Many simplistic approaches to object classification using machine learning feed the raw pixel data to machine learning algorithms such as support vector machines, random forest or classical neural networks in order to solve tasks such as the MNIST classification. While these approaches have been successful in small domains such as the 28×28 pixels images of MNIST it is much more problematic to do classification of arbitrarily sized objects in larger images due in part to an explosion of the number of parameters in the models which leads to a need for very large datasets. We cannot reasonably train a model with fewer examples than number of free parameters.
Solutions to this problem include either doing feature learning or feature engineering. While the former is within the purview of deep learning and out of the scope for our solution we can instead use the later by using classical image processing to extract new features that enables the machine learning algorithm to work with the images.
A classical algorithm used for pre-processing images before feeding them to machine learning algorithms is SIFT features (PDF). The original algorithm proposed in 1999 was considered by many to be a large step forward since it allows to extract a number of features for points on a real world object such that the points extracted from two different images of the same object would be close in the feature space regardless of the scale (size) and rotation of the object. This allows us to compare the features from the same object in two different images.
Each feature consisted of the XY position of a keypoint (eg. corners) as well as a multi-dimensional vector that describes that point in such a way that the description is mostly invariant under different scale, rotation and lighting conditions. While this algorithm have been used by many to do successful object recognition it is today not as often used due to being patented and due to many other new alternative algorithms for extracting image features.
One good free alternative to SIFT (and later SURF) is to use the ORB algorithm (PDF) which combines two other algorithms for keypoint detection and for creating a feature descriptor for each such point. We will base our solution around this algorithm.
Using ORB features for object recognition
Step one is to load an image containing only the object we want to detect, in this case an example with a number of screws. We give this image to the ORB features extractor in the node image statistics. With the default arguments we get an output that contain a number of XY points (see table below) as well as a feature vector f0 … f255 describing each such point. We can draw a small circle around each XY point in order to see which points have been extracted in the image, and we see that we have a number of such points for each object in the image at key locations such as the head and bottom of the screws.
Next we can train a one-class classification algorithm to match these features. Two options that are included in the default Sympathy are the isolation forest and one-class support vector machine algorithms. We will use the former to create a machine learning model that matches features that are present in the first image, while rejecting all other features.
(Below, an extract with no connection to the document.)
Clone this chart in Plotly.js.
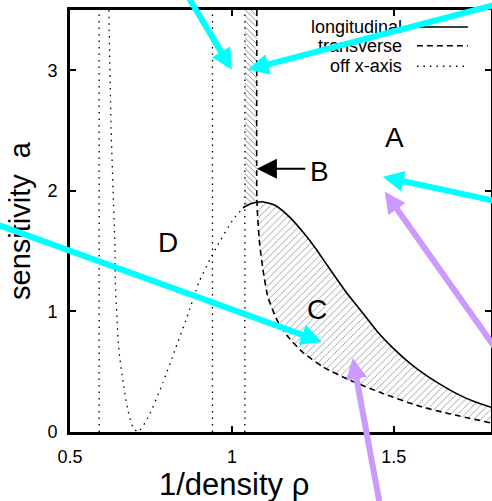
<!DOCTYPE html>
<html><head><meta charset="utf-8">
<script src="https://cdn.plot.ly/plotly-3.0.1.min.js"></script>
<style>html,body{margin:0;padding:0;background:#fff}#chart{width:492px;height:501px}</style>
</head><body><div id="chart"></div>
<script>
// ---- data ----
const rhoRange = [0.5, 1.8];
const aRange = [0, 3.5];
const xTicks = [0.5, 1, 1.5];
const xTickLabels = ['0.5', '1', '1.5'];
const yTicks = [0, 1, 2, 3];
const yTickLabels = ['0', '1', '2', '3'];

// longitudinal (solid)
const longRho = [1.034, 1.056, 1.077, 1.093, 1.133, 1.179, 1.225, 1.262, 1.30, 1.35, 1.40, 1.45, 1.50, 1.55, 1.60, 1.65, 1.70, 1.75, 1.8];
const longA   = [1.86, 1.89, 1.905, 1.91, 1.88, 1.78, 1.64, 1.51, 1.36, 1.17, 1.00, 0.83, 0.69, 0.57, 0.47, 0.385, 0.31, 0.25, 0.205];

// transverse (dashed)
const transRho = [1.077, 1.077, 1.080, 1.086, 1.096, 1.111, 1.139, 1.170, 1.219, 1.281, 1.364, 1.466, 1.571, 1.673, 1.8];
const transA   = [3.5, 1.93, 1.76, 1.55, 1.344, 1.12, 0.93, 0.80, 0.66, 0.54, 0.43, 0.32, 0.22, 0.15, 0.075];

// off x-axis (dotted) curve around region D
const dRho = [0.620, 0.627, 0.633, 0.639, 0.640, 0.645, 0.651, 0.664, 0.679, 0.694, 0.710, 0.741, 0.787, 0.824, 0.861, 0.898, 0.932, 0.954, 1.003, 1.049];
const dA   = [3.5, 2.51, 2.01, 1.51, 1.24, 0.95, 0.68, 0.41, 0.18, 0.04, 0.0, 0.12, 0.41, 0.68, 0.95, 1.24, 1.43, 1.54, 1.76, 1.90];

// off x-axis (dotted) vertical lines
const offAxisVerticals = [0.59, 0.94, 1.04];

// region labels
const regionLabels = ['A', 'B', 'C', 'D'];
const labelRho = [1.503, 1.269, 1.262, 0.802];
const labelA   = [2.44, 2.16, 1.02, 1.57];

// arrows
const arrowTipRho  = [1.000, 1.049, 1.466, 1.278, 1.472, 1.373, 1.077];
const arrowTipA    = [3.004, 3.004, 2.116, 0.747, 1.992, 0.614, 2.183];
const arrowTailRho = [0.852, 1.827, 1.812, 0.253, 1.818, 1.460, 1.231];
const arrowTailA   = [3.668, 3.554, 1.917, 1.743, 0.680, -0.647, 2.183];
const arrowColors  = ['#00ffff', '#00ffff', '#00ffff', '#00ffff', '#cc99ff', '#cc99ff', '#000000'];
const arrowWidths  = [6, 6, 6, 6, 6, 6, 2];

// legend
const legendNames = ['longitudinal', 'transverse', 'off x-axis'];
const legendDash  = ['solid', '6px,4px', '1.5px,5px'];

// ---- build ----
const FONT = 'Liberation Sans, Arial, Helvetica, sans-serif';
const traces = [];

// Region C polygon: under solid, above dashed
const cTopRho = [], cTopA = [];
longRho.forEach((r, i) => { if (r >= transRho[0]) { cTopRho.push(r); cTopA.push(longA[i]); } });
const cBotRho = [], cBotA = [];
transRho.forEach((r, i) => { if (transA[i] < cTopA[0]) { cBotRho.push(r); cBotA.push(transA[i]); } });
traces.push({
  x: cTopRho.concat(cBotRho.slice().reverse()),
  y: cTopA.concat(cBotA.slice().reverse()),
  mode: 'lines', line: {width: 0, color: 'rgba(0,0,0,0)'},
  fill: 'toself', fillcolor: 'rgba(255,255,255,0)',
  fillpattern: {shape: '/', fgcolor: '#8a8a8a', bgcolor: 'rgba(255,255,255,0)', size: 5, solidity: 0.15, fillmode: 'replace'},
  hoverinfo: 'skip', showlegend: false
});

// Region B band: between dotted vertical and dashed vertical, above solid
const bandLeft = offAxisVerticals[2], bandRight = transRho[0];
traces.push({
  x: [bandLeft, bandRight, bandRight, bandLeft],
  y: [aRange[1], aRange[1], longA[2], longA[0]],
  mode: 'lines', line: {width: 0, color: 'rgba(0,0,0,0)'},
  fill: 'toself', fillcolor: 'rgba(255,255,255,0)',
  fillpattern: {shape: '\\', fgcolor: '#707070', bgcolor: 'rgba(255,255,255,0)', size: 4, solidity: 0.2, fillmode: 'replace'},
  hoverinfo: 'skip', showlegend: false
});

// dotted verticals
offAxisVerticals.forEach(v => {
  traces.push({x: [v, v], y: aRange, mode: 'lines',
    line: {color: '#000', width: 1.3, dash: legendDash[2]}, hoverinfo: 'skip', showlegend: false});
});
// dotted D curve
traces.push({x: dRho, y: dA, mode: 'lines', line: {color: '#000', width: 1.3, dash: legendDash[2], shape: 'spline', smoothing: 0.6},
  hoverinfo: 'skip', showlegend: false});
// transverse dashed
traces.push({x: transRho, y: transA, mode: 'lines', line: {color: '#000', width: 1.6, dash: legendDash[1], shape: 'spline', smoothing: 0.5},
  hoverinfo: 'skip', showlegend: false});
// longitudinal solid
traces.push({x: longRho, y: longA, mode: 'lines', line: {color: '#000', width: 1.6, shape: 'spline', smoothing: 0.6},
  hoverinfo: 'skip', showlegend: false});

const annotations = [];
const shapes = [];
// legend
const legendY = [0.960, 0.915, 0.867];
legendNames.forEach((n, i) => {
  annotations.push({xref: 'paper', yref: 'paper', x: 0.793, y: legendY[i], xanchor: 'right', yanchor: 'middle',
    text: n, showarrow: false, font: {family: FONT, size: 18, color: '#000'}});
  shapes.push({type: 'line', xref: 'paper', yref: 'paper', x0: 0.824, x1: 0.945, y0: legendY[i], y1: legendY[i],
    line: {color: '#000', width: 1.5, dash: legendDash[i]}});
});
// region labels
regionLabels.forEach((t, i) => {
  annotations.push({x: labelRho[i], y: labelA[i], text: t, showarrow: false,
    font: {family: FONT, size: 28, color: '#000'}});
});
// axis titles
annotations.push({xref: 'paper', yref: 'paper', x: (234 - 70) / 421, y: (432 - 484) / 422, xanchor: 'center', yanchor: 'middle',
  text: '1/density ρ', showarrow: false, font: {family: FONT, size: 31, color: '#000'}});
annotations.push({xref: 'paper', yref: 'paper', x: (20 - 70) / 421, y: 0.5, xanchor: 'center', yanchor: 'middle', textangle: -90,
  text: 'sensitivity  a', showarrow: false, font: {family: FONT, size: 29, color: '#000'}});
// arrows
arrowTipRho.forEach((r, i) => {
  annotations.push({x: r, y: arrowTipA[i], ax: arrowTailRho[i], ay: arrowTailA[i], axref: 'x', ayref: 'y',
    text: '', showarrow: true, arrowhead: 2, arrowcolor: arrowColors[i], arrowwidth: arrowWidths[i],
    arrowsize: arrowWidths[i] > 3 ? 0.7 : 2.0, standoff: 0, startstandoff: 0});
});

const axisCommon = {
  showgrid: false, zeroline: false, ticks: 'inside', ticklen: 6, tickwidth: 2, tickcolor: '#000',
  showline: true, linewidth: 3, linecolor: '#000', mirror: 'ticks',
  tickfont: {family: FONT, size: 18, color: '#000'}, ticklabelstandoff: 6, fixedrange: true
};

const layout = {
  width: 492, height: 501,
  margin: {l: 70, r: 1, t: 10, b: 69},
  paper_bgcolor: '#fff', plot_bgcolor: '#fff',
  showlegend: false,
  xaxis: Object.assign({}, axisCommon, {range: rhoRange, tickvals: xTicks, ticktext: xTickLabels}),
  yaxis: Object.assign({}, axisCommon, {range: aRange, tickvals: yTicks, ticktext: yTickLabels}),
  annotations: annotations, shapes: shapes
};

Plotly.newPlot('chart', traces, layout, {staticPlot: true, displayModeBar: false});
</script>
</body></html>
Note that by having only a single image with a few screws as a training example we are only doing a very light and cheap form of machine learning, and should adjust our expectations for the end result thereafter.
Before feeding the feature points to the classification algorithm we remove the XY coordinates by using the select columns from table node. We use the fit node to train the isolation forest using the features from the training image and we use the predict node to create a prediction for each of the features in a test image containing both screws, washers and nuts.
The output of the predict node is a single column Y with value +1 for features that match the original features and value -1 for all other features. We can use this Y value to determine a color to be drawn on top of each feature in order to see how the model handles each feature in the test image.
As we can see in the images above we have a large number of positive features (Y=1, white circles) for the screws in the image and mostly negative (Y=-1, black circles) for the washers and nuts. In order to make a final classification we just need to count the number of features that are positive vs. the number of features that are negative for each object identified in the image. If the ratio of positive to negative features exceed a threshold (eg 0.6) then we classify the object as a screw.
We do this by creating a lambda subflow that takes two inputs. The first input should be the table with a y0 prediction for each feature. The second input should be an image mask. Note on the main flow you can click on your lambda and select add input port to make these two ports visible so you can give a test inputs to them. By connecting the table with features/predictions as well as an input mask to the lambda it allows you to test-run the lambda on these values when you are editing the lambda.
Once we have our inputs to the lambda we take a look at the content of the lambda. You can right click on the lambda sub-flow and select edit just like you would on a normal subflow. The first thing we do inside the lambda is to use morphology to extend the border around each object, we want to get keypoints that are not only inside the objects but also along the border of them.
After that it is a small matter of extracting the value of the mask (true/false) at each keypoint and summing the keypoints that have value y0=1 and y0=-1 respectively in a calculator node. We do this by giving the XY coordinates for each keypoint to the Extract Image Data node, this gives a table with a single column ch0_values that gives the mask value at the XY coordinate for each keypoint. Next we can use the following expression in the calculator node to compute the ratio of positive to negative features for each object:
What this means is that we require a keypoint to both be inside the mask using the column ch0_values, and multiply it with a check if the column y0 had the value 1. The output of this will be 1 only for the points that had y0=1 and that had True in the input mask. The sum of all these are the correct column which gives the number of features predicted true by the classifier.
Similarly, by doing the same but comparing the column y0 != 1 gives us the number of keypoints predicted false by the classifier.
The final step is to apply this lambda to the classified data and map it on each input mask, in order to get a classification for each object.
Note that we need to use apply first with the table as input since we only have one table that should be used for all invocations of the lambda. We use the map second since we have a list of input masks to check, and want a list with the outputs. Finally we can use the filter list predicate function to only keep the outputs that had a sufficiently high score.
The final output is a list of all the objects that was classified as a screw. Note that with the given threshold of 0.6 we miss two of the screws. You can experiment with different values of the threshold and with different parameters to the basic classifier (isolation forest) to get better results. You can also try to use the One class SVM node instead of an isolation forest.
We have shown how you can use the built-in nodes in Sympathy for Data to solve a simple image classification task using a simple one-class classifier machine learning node with ORB features as a pre-processing step on the image. The final system can work with only a single example of the object to detect, although with a high miss-classification chance. For better classifications more training examples and/or a different machine learning algorithm can be substituted for the isolation forest, but keeping the general ORB features as the feature engineering method.